Quando, tra un paio di anni, il Regolamento troverà applicazione, l’ordinamento europeo sarà in grado di imporre un adeguato livello di trasparenza per l’interessato, anche impedendo l’uso dell’algoritmo nelle ipotesi in cui la logica da esso seguita non sia conosciuta dal titolare del trattamento.

Il legislatore europeo è parso cogliere l’esigenza avvertita dai giudici della Suprema Corte. Qualsiasi decisone rimessa alla macchina algoritmica circa la affidabilità creditizia esige il consenso preventivo dell’interessato; e tale consenso è validamente espresso soltanto qualora consapevole in ordine alla logica seguita dal sistema. Se la logica è ignota a chi faccia uso del sistema e il finanziatore non sia in grado di comprendere il procedimento seguito dalla macchina per apprezzare il merito creditizio, il soggetto esposto alla valutazione non avrà elementi per esprimere il proprio consenso informato.

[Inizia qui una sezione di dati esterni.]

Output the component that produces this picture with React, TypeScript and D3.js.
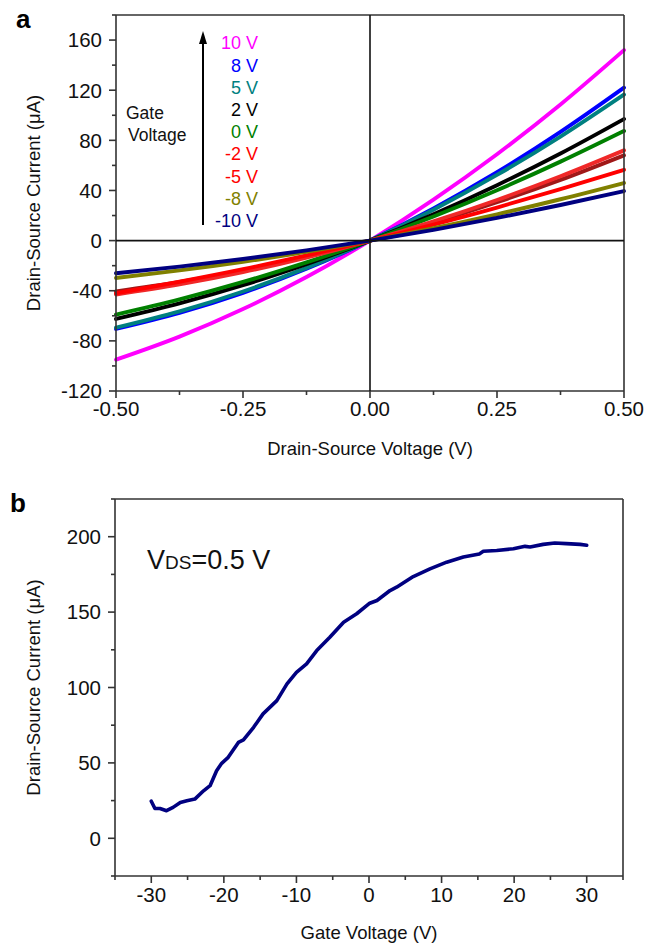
import React from "react";
import * as d3 from "d3";

// ---------- Panel a data ----------
const vds = [-0.5, -0.375, -0.25, -0.125, 0, 0.125, 0.25, 0.375, 0.5];
const i10 = [-95, -76.6, -54.6, -29.1, 0, 32.7, 68.9, 108.6, 152];
const i8 = [-70.5, -57.7, -41.7, -22.5, 0, 25.7, 54.5, 86.7, 122];
const i5 = [-69.5, -56.5, -40.6, -21.8, 0, 24.7, 52.4, 83.0, 116.5];
const i2 = [-62.5, -50.1, -35.6, -18.8, 0, 21.0, 44.2, 69.5, 97];
const i0 = [-59, -46.9, -33.0, -17.4, 0, 19.2, 40.2, 63.0, 87.5];
const im2 = [-43, -34.9, -25.1, -13.5, 0, 15.3, 32.4, 51.3, 72];
const im2b = [-40.5, -33.0, -23.7, -12.7, 0, 14.4, 30.6, 48.4, 68];
const im5 = [-42, -32.8, -22.8, -11.8, 0, 12.8, 26.4, 41.0, 56.5];
const im8 = [-29.8, -23.8, -16.9, -9.0, 0, 10.0, 21.0, 33.0, 46];
const im10 = [-26, -20.8, -14.7, -7.8, 0, 8.6, 18.1, 28.4, 39.5];

const seriesA = [
  { name: "10 V", values: i10, color: "#FF00FF" },
  { name: "8 V", values: i8, color: "#0000FF" },
  { name: "5 V", values: i5, color: "#008080" },
  { name: "2 V", values: i2, color: "#000000" },
  { name: "0 V", values: i0, color: "#008000" },
  { name: "-2 V b", values: im2b, color: "#A01818" },
  { name: "-2 V", values: im2, color: "#F02828" },
  { name: "-5 V", values: im5, color: "#FF0000" },
  { name: "-8 V", values: im8, color: "#808000" },
  { name: "-10 V", values: im10, color: "#000080" },
];

const legendLabels = ["10 V", "8 V", "5 V", "2 V", "0 V", "-2 V", "-5 V", "-8 V", "-10 V"];
const legendColors = ["#FF00FF", "#0000FF", "#008080", "#000000", "#008000", "#FF0000", "#FF0000", "#808000", "#000080"];

const xTicksA = [-0.5, -0.25, 0, 0.25, 0.5];
const xMinorA = [-0.375, -0.125, 0.125, 0.375];
const yTicksA = [-120, -80, -40, 0, 40, 80, 120, 160];
const yMinorA = [-100, -60, -20, 20, 60, 100, 140, 180];

// ---------- Panel b data ----------
const gateV = [-30, -29.5, -28.8, -27.9, -27, -26, -25.1, -24, -22.8, -21.9, -21, -20.3, -19.4, -18, -17.3, -15.9, -14.6, -12.7, -11.3, -10, -8.6, -7.2, -5.4, -3.5, -1.7, 0.1, 1.1, 2.9, 3.8, 6.1, 8.4, 10.7, 13, 15.2, 15.75, 17.6, 19.9, 21.5, 22.2, 24, 25.6, 27.2, 29.1, 30];
const currentB = [24.6, 19.8, 19.8, 18.3, 20.5, 23.8, 24.9, 26, 31.5, 34.9, 44.8, 49.7, 53.7, 63.6, 65.2, 73.6, 82.5, 91.3, 102.4, 110.1, 115.7, 124.5, 133.3, 143.3, 148.9, 155.9, 157.7, 164.3, 166.5, 173.6, 178.7, 183.1, 186.5, 188.6, 190.3, 190.9, 192, 193.6, 193.2, 194.9, 195.8, 195.4, 194.9, 194.3];

const xTicksB = [-30, -20, -10, 0, 10, 20, 30];
const xMinorB = [-35, -25, -15, -5, 5, 15, 25, 35];
const yTicksB = [0, 50, 100, 150, 200];
const yMinorB = [-25, 25, 75, 125, 175, 225];

const FONT = "'Liberation Sans', Arial, Helvetica, sans-serif";
const AXIS = "#333333";

export default function App() {
  const xA = d3.scaleLinear().domain([-0.5, 0.5]).range([116, 624]);
  const yA = d3.scaleLinear().domain([-120, 180]).range([391, 15]);
  const xB = d3.scaleLinear().domain([-35, 35]).range([115, 623]);
  const yB = d3.scaleLinear().domain([-25, 225]).range([876, 499]);

  const lineA = d3
    .line<number>()
    .x((_, i) => xA(vds[i]))
    .y((d) => yA(d))
    .curve(d3.curveMonotoneX);

  const lineB = d3
    .line<number>()
    .x((_, i) => xB(gateV[i]))
    .y((d) => yB(d))
    .curve(d3.curveLinear);

  const [ax0, ax1] = xA.range();
  const [ay0, ay1] = yA.range();
  const [bx0, bx1] = xB.range();
  const [by0, by1] = yB.range();

  const legendX = 258;
  const legendY0 = 43;
  const legendStep = 22.2;

  return (
    <svg
      width={646}
      height={946}
      style={{ position: "absolute", left: 0, top: 0, background: "#fff" }}
      fontFamily={FONT}
    >
      <rect x={0} y={0} width={646} height={946} fill="#fff" />
      {/* ================= Panel a ================= */}
      <text x={16} y={28} fontSize={26} fontWeight="bold" fill="#000">a</text>

      <g fill="none" strokeWidth={3.9} strokeLinecap="round">
        {seriesA.map((s) => (
          <path key={s.name} d={lineA(s.values) || ""} stroke={s.color} />
        ))}
      </g>

      <g stroke={AXIS} strokeWidth={1.6} fill="none">
        <line x1={ax0} y1={ay1} x2={ax1} y2={ay1} />
        <line x1={ax1} y1={ay1} x2={ax1} y2={ay0} />
        <line x1={ax0} y1={ay1} x2={ax0} y2={ay0} />
        <line x1={ax0} y1={ay0} x2={ax1} y2={ay0} />
        <line x1={ax0} y1={yA(0)} x2={ax1} y2={yA(0)} stroke="#111" />
        <line x1={xA(0)} y1={ay1} x2={xA(0)} y2={ay0} stroke="#111" />
        {xTicksA.map((t) => (
          <line key={"xa" + t} x1={xA(t)} x2={xA(t)} y1={ay0} y2={ay0 + 7} />
        ))}
        {xMinorA.map((t) => (
          <line key={"xam" + t} x1={xA(t)} x2={xA(t)} y1={ay0} y2={ay0 + 4} />
        ))}
        {yTicksA.map((t) => (
          <line key={"ya" + t} x1={ax0 - 7} x2={ax0} y1={yA(t)} y2={yA(t)} />
        ))}
        {yMinorA.map((t) => (
          <line key={"yam" + t} x1={ax0 - 4} x2={ax0} y1={yA(t)} y2={yA(t)} />
        ))}
      </g>

      <g fontSize={20.5} fill="#111">
        {xTicksA.map((t) => (
          <text key={"xla" + t} x={xA(t)} y={ay0 + 25} textAnchor="middle">
            {t.toFixed(2)}
          </text>
        ))}
        {yTicksA.map((t) => (
          <text key={"yla" + t} x={ax0 - 14} y={yA(t)} dy="0.36em" textAnchor="end">
            {t}
          </text>
        ))}
      </g>

      <text x={370} y={455} fontSize={18.5} textAnchor="middle" fill="#111">
        Drain-Source Voltage (V)
      </text>
      <text
        transform={`translate(33, ${(ay0 + ay1) / 2}) rotate(-90)`}
        fontSize={18.5}
        textAnchor="middle"
        dy="0.36em"
        fill="#111"
      >
        Drain-Source Current (μA)
      </text>

      {/* legend */}
      <line x1={203} y1={225} x2={203} y2={42} stroke="#000" strokeWidth={2} />
      <path d="M199,44 L203,31 L207,44 Z" fill="#000" />
      <text x={126} y={113} dy="0.36em" fontSize={17.5} fill="#111">Gate</text>
      <text x={128} y={135} dy="0.36em" fontSize={17.5} fill="#111">Voltage</text>
      <g fontSize={18}>
        {legendLabels.map((l, i) => (
          <text
            key={l}
            x={legendX}
            y={legendY0 + i * legendStep}
            dy="0.36em"
            textAnchor="end"
            fill={legendColors[i]}
          >
            {l}
          </text>
        ))}
      </g>

      {/* ================= Panel b ================= */}
      <text x={10} y={512} fontSize={26} fontWeight="bold" fill="#000">b</text>

      <path d={lineB(currentB) || ""} fill="none" stroke="#000080" strokeWidth={3.6} strokeLinejoin="round" strokeLinecap="round" />

      <g stroke={AXIS} strokeWidth={1.6} fill="none">
        <line x1={bx0} y1={by1} x2={bx1} y2={by1} />
        <line x1={bx1} y1={by1} x2={bx1} y2={by0} />
        <line x1={bx0} y1={by1} x2={bx0} y2={by0} />
        <line x1={bx0} y1={by0} x2={bx1} y2={by0} />
        {xTicksB.map((t) => (
          <line key={"xb" + t} x1={xB(t)} x2={xB(t)} y1={by0} y2={by0 + 7} />
        ))}
        {xMinorB.map((t) => (
          <line key={"xbm" + t} x1={xB(t)} x2={xB(t)} y1={by0} y2={by0 + 4} />
        ))}
        {yTicksB.map((t) => (
          <line key={"yb" + t} x1={bx0 - 7} x2={bx0} y1={yB(t)} y2={yB(t)} />
        ))}
        {yMinorB.map((t) => (
          <line key={"ybm" + t} x1={bx0 - 4} x2={bx0} y1={yB(t)} y2={yB(t)} />
        ))}
      </g>

      <g fontSize={20.5} fill="#111">
        {xTicksB.map((t) => (
          <text key={"xlb" + t} x={xB(t)} y={by0 + 26} textAnchor="middle">
            {t}
          </text>
        ))}
        {yTicksB.map((t) => (
          <text key={"ylb" + t} x={bx0 - 14} y={yB(t)} dy="0.36em" textAnchor="end">
            {t}
          </text>
        ))}
      </g>

      <text x={369} y={939} fontSize={18.5} textAnchor="middle" fill="#111">
        Gate Voltage (V)
      </text>
      <text
        transform={`translate(33, ${(by0 + by1) / 2}) rotate(-90)`}
        fontSize={18.5}
        textAnchor="middle"
        dy="0.36em"
        fill="#111"
      >
        Drain-Source Current (μA)
      </text>

      <text x={147} y={569} fontSize={27} fill="#111">
        V<tspan fontSize={19}>DS</tspan>=0.5 V
      </text>
    </svg>
  );
}
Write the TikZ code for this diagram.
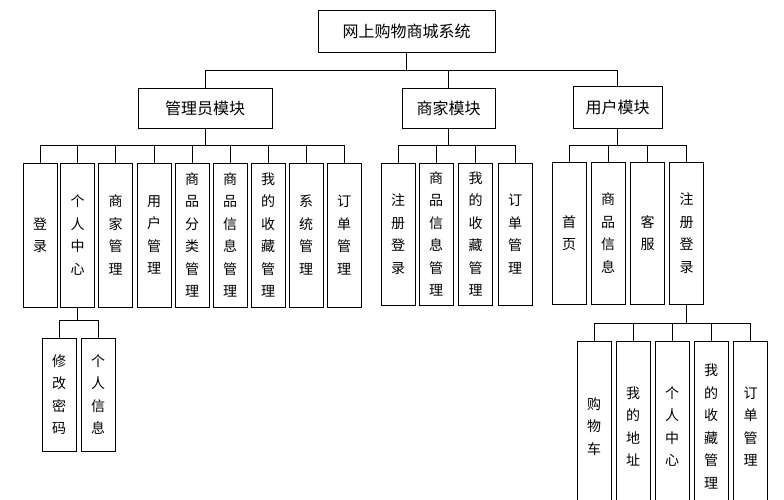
\documentclass[tikz,border=0pt]{standalone}
\usepackage{fontspec}
\setmainfont{Noto Sans CJK SC}
\begin{document}
\begin{tikzpicture}[x=1pt,y=-1pt,
  box/.style={draw,thick,inner sep=0pt,align=center,font=\fontsize{14}{22.5}\selectfont},
  v/.style={box,minimum width=34pt,minimum height=#1pt},
  ln/.style={thick}]
\useasboundingbox (0,0) rectangle (784,500);
\clip (0,0) rectangle (784,500);
\node[box,minimum width=177pt,minimum height=42pt,font=\fontsize{16}{18}\selectfont] (top) at (406.5,31) {网上购物商城系统};
\node[box,minimum width=134pt,minimum height=40pt,font=\fontsize{16}{18}\selectfont] (adm) at (205,108) {管理员模块};
\node[box,minimum width=93pt,minimum height=40pt,font=\fontsize{16}{18}\selectfont] (mer) at (448.5,108) {商家模块};
\node[box,minimum width=89pt,minimum height=42pt,font=\fontsize{16}{18}\selectfont] (usr) at (617.5,107) {用户模块};
\coordinate (b0) at (0,70);
\draw[ln] (top.south) -- (top.south |- b0);
\draw[ln] (adm.north |- b0) -- (usr.north |- b0);
\foreach \n in {adm,mer,usr}{\draw[ln] (\n.north) -- (\n.north |- b0);}
% admin children
\foreach \n/\x/\t in {a1/40/登\\录, a2/77.5/个\\人\\中\\心, a3/115.5/商\\家\\管\\理, a4/154/用\\户\\管\\理, a5/192/商\\品\\分\\类\\管\\理, a6/230/商\\品\\信\\息\\管\\理, a7/268/我\\的\\收\\藏\\管\\理, a8/306/系\\统\\管\\理, a9/344/订\\单\\管\\理}
  {\node[v=144] (\n) at (\x,235) {\t};}
\foreach \n/\x/\t in {m1/398/注\\册\\登\\录, m2/436/商\\品\\信\\息\\管\\理, m3/475.5/我\\的\\收\\藏\\管\\理, m4/515/订\\单\\管\\理}
  {\node[v=142] (\n) at (\x,234) {\t};}
\foreach \n/\x/\t in {u1/569/首\\页, u2/608/商\\品\\信\\息, u3/647.5/客\\服, u4/686.5/注\\册\\登\\录}
  {\node[v=142] (\n) at (\x,233) {\t};}
\coordinate (b1) at (0,145);
\draw[ln] (adm.south) -- (adm.south |- b1);
\draw[ln] (a1.north |- b1) -- (a9.north |- b1);
\foreach \n in {a1,a2,a3,a4,a5,a6,a7,a8,a9}{\draw[ln] (\n.north) -- (\n.north |- b1);}
\draw[ln] (mer.south) -- (mer.south |- b1);
\draw[ln] (m1.north |- b1) -- (m4.north |- b1);
\foreach \n in {m1,m2,m3,m4}{\draw[ln] (\n.north) -- (\n.north |- b1);}
\draw[ln] (usr.south) -- (usr.south |- b1);
\draw[ln] (u1.north |- b1) -- (u4.north |- b1);
\foreach \n in {u1,u2,u3,u4}{\draw[ln] (\n.north) -- (\n.north |- b1);}
% personal centre children
\node[v=113] (p1) at (59,394.5) {修\\改\\密\\码};
\node[v=113] (p2) at (98,394.5) {个\\人\\信\\息};
\coordinate (b2) at (0,320);
\draw[ln] (a2.south) -- (a2.south |- b2);
\draw[ln] (p1.north |- b2) -- (p2.north |- b2);
\foreach \n in {p1,p2}{\draw[ln] (\n.north) -- (\n.north |- b2);}
% user register children
\foreach \n/\x/\t in {r1/594/购\\物\\车, r2/633/我\\的\\地\\址, r3/672/个\\人\\中\\心, r4/711/我\\的\\收\\藏\\管\\理, r5/750.5/订\\单\\管\\理}
  {\node[v=170,anchor=north] (\n) at (\x,341) {\t};}
\coordinate (b3) at (0,323);
\draw[ln] (u4.south) -- (u4.south |- b3);
\draw[ln] (r1.north |- b3) -- (r5.north |- b3);
\foreach \n in {r1,r2,r3,r4,r5}{\draw[ln] (\n.north) -- (\n.north |- b3);}
\end{tikzpicture}
\end{document}
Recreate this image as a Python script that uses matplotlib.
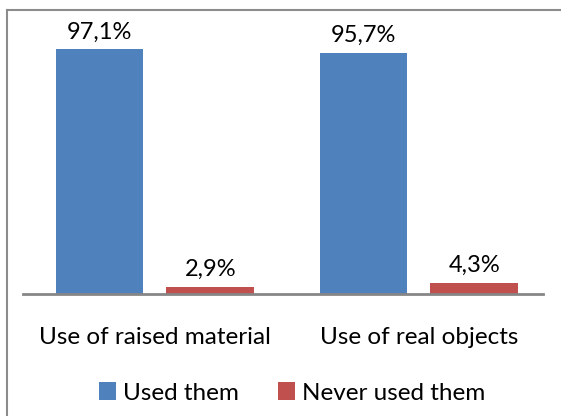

La soluzione di impedire che la macchina mantenga ignoti i procedimenti da cui è governata, si mostra senz’altro efficace al fine di limitare l’opacità nella valutazione del merito creditizio. Quella medesima soluzione, tuttavia, dischiude un ulteriore e diverso problema: vi è il pericolo che l’ampia trasparenza circa la logica dell’algoritmo ne mini l’utilità. I sistemi intelligenti, che registrano e calcolano, inevitabilmente inducono gli individui a costruire reti protettive; si pensi al richiedente un prestito, preventivamente posto a conoscenza del meccanismo di funzionamento e degli elementi presi in considerazione dall’algoritmo cui è demandata la valutazione del merito creditizio, e che, al fine di evitare una valutazione negativa, fornisca informazioni non veritiere in relazione a uno o più dei parametri utilizzati dall’algoritmo. Minore è l’opacità del sistema, maggiore è la possibilità che la valutazione compiuta dall’algoritmo si riveli inaffidabile, soprattutto con riguardo a coloro che dispongono dei vantaggi offerti dall’istruzione e dall’esperienza. Il rapporto tra l’uomo e la macchina è ancora denso di questioni da risolvere.